Accurately predicting low-cycle fatigue (LCF) life of irradiated austenitic and ferritic/martensitic (F/M) steels under coupled high-temperature, cyclic loading, and irradiation conditions remains a significant challenge. To address this, we propose a physics-informed neural network (PINN) framework that explicitly incorporates fatigue physics—particularly the saturation behavior of LCF life at high strain amplitudes—into the loss function. Input features include strain amplitude, irradiation dose, and test temperature. The model is trained on 495 experimental data points and achieves superior predictive accuracy compared to random forest, XGBoost, gradient boosting, and conventional neural networks.
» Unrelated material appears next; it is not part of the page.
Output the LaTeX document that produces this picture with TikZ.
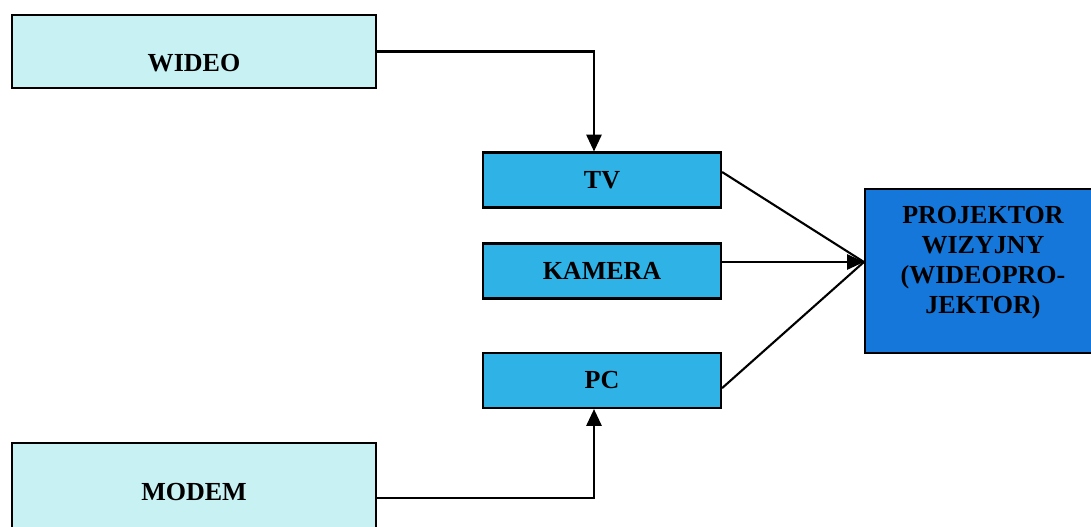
\documentclass[tikz,border=0pt]{standalone}
\usepackage{fontspec}
\setmainfont{Liberation Serif}
\usepackage{tikz}
\usetikzlibrary{arrows.meta, positioning}
\definecolor{srccyan}{HTML}{C8F1F3}
\definecolor{devcyan}{HTML}{2FB3E6}
\definecolor{projblue}{HTML}{1677DB}

\begin{document}
\begin{tikzpicture}[x=0.025cm, y=-0.025cm]
 \tikzset{node style src/.style={draw, line width=1.5pt, fill=srccyan,
        minimum width=9.1cm, font=\fontsize{18.5}{21.3}\selectfont\bfseries}}
 \tikzset{node style dev/.style={draw, line width=1.5pt, fill=devcyan,
        minimum width=5.95cm, minimum height=1.375cm,
        font=\fontsize{18.5}{21.3}\selectfont\bfseries}}
 \tikzset{link/.style={line width=1.5pt},
        arr/.style={link, -{Triangle[length=0.42cm, width=0.38cm]}}}
 \useasboundingbox (0,0) rectangle (1091,526);

 \node[node style src, minimum height=1.825cm, text height=1cm, text depth=0pt]
    (wideo) at (194,51.5) {WIDEO};
 \node[node style src, minimum height=2.45cm] (modem) at (194,492) {MODEM};

 \node[node style dev] (tv) at (602,180) {TV};
 \node[node style dev] (kamera) at (602,271) {KAMERA};
 \node[node style dev] (pc) at (602,380.5) {PC};

 \node[draw, line width=1.5pt, fill=projblue, minimum width=5.9cm,
    minimum height=4.1cm,
    label={[align=center, yshift=0.2cm,
      font=\fontsize{18.5}{21.3}\selectfont\bfseries]center:
      PROJEKTOR\\WIZYJNY\\(WIDEOPRO-\\JEKTOR)}] (proj) at (983,271) {};
 \coordinate (tip) at ([yshift=0.225cm]proj.west);

 \draw[arr] (wideo.east) -| ([xshift=-0.2cm]tv.north);
 \draw[arr] ([yshift=-0.15cm]modem.east) -| ([xshift=-0.2cm]pc.south);
 \draw[link] ([yshift=0.2cm]tv.east) -- (tip);
 \draw[link] ([yshift=-0.19cm]pc.east) -- (tip);
 \draw[arr] (kamera.east |- tip) -- (tip);
\end{tikzpicture}
\end{document}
Crucially, SHAP analysis is integrated to enhance model interpretability. This work presents the first physically consistent modeling of the irradiation–thermal–mechanical coupling-induced fatigue saturation effect in F/M steels, delivering high accuracy, strong generalizability across diverse irradiation and thermal conditions, and quantitative interpretability.
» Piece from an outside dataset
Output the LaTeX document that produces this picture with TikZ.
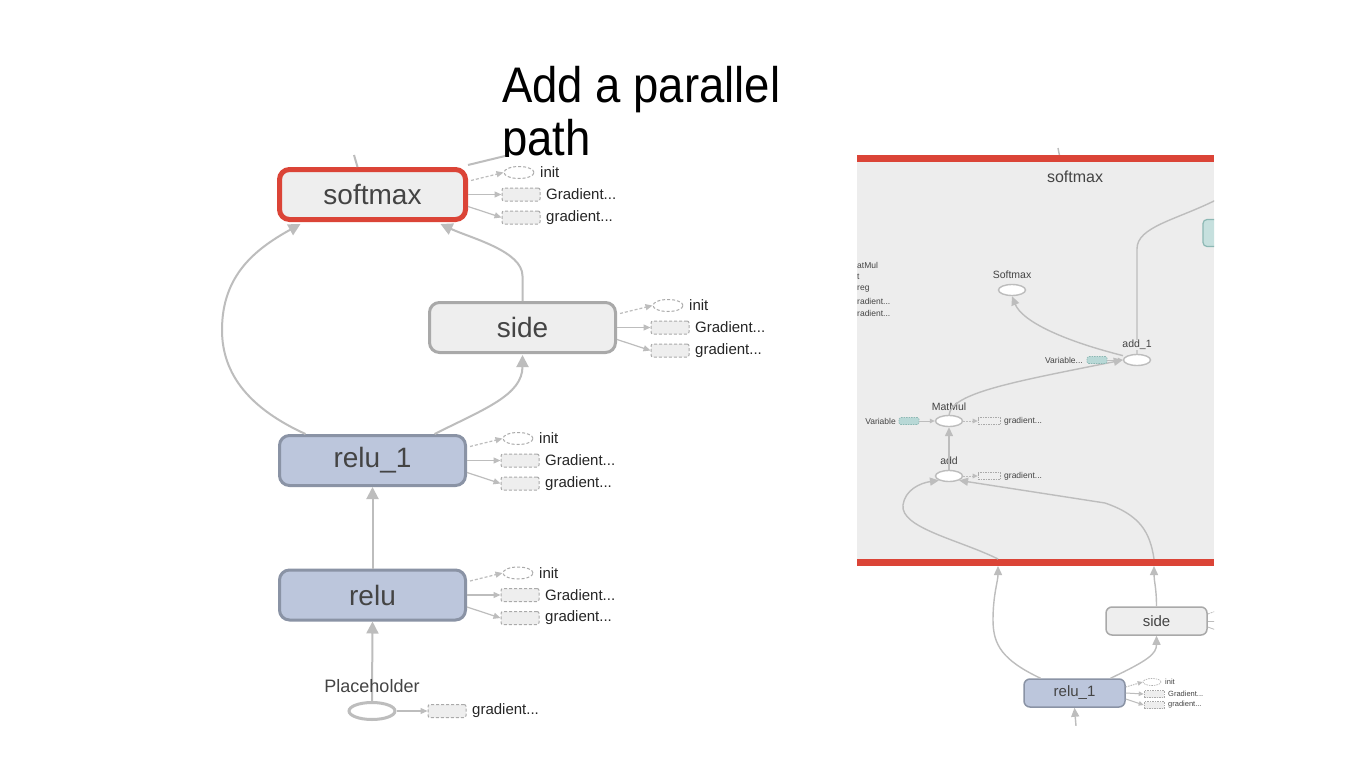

This study proposes a Physics-Informed Neural Network (PINN) framework to predict the low-cycle fatigue (LCF) life of irradiated austenitic and ferritic/martensitic (F/M) steels used in nuclear reactors. These materials experience cyclic loading and irradiation at elevated temperatures, causing complex degradation that traditional empirical models fail to capture accurately. The developed PINN model incorporates physical fatigue life constraints into its loss function, improving prediction accuracy and generalizability. Trained on 495 data points, including both irradiated and unirradiated conditions, the model outperforms traditional machine learning models like Random Forest, Gradient Boosting, eXtreme Gradient Boosting, and the conventional Neural Network. SHapley Additive exPlanations analysis identifies strain amplitude, irradiation dose, and testing temperature as dominant features, each inversely correlated with fatigue life, consistent with physical understanding. PINN captures saturation behaviour in fatigue life at higher strain amplitudes in F/M steels. Overall, the PINN framework offers a reliable and interpretable approach for predicting fatigue life in irradiated alloys, enabling informed alloy selection.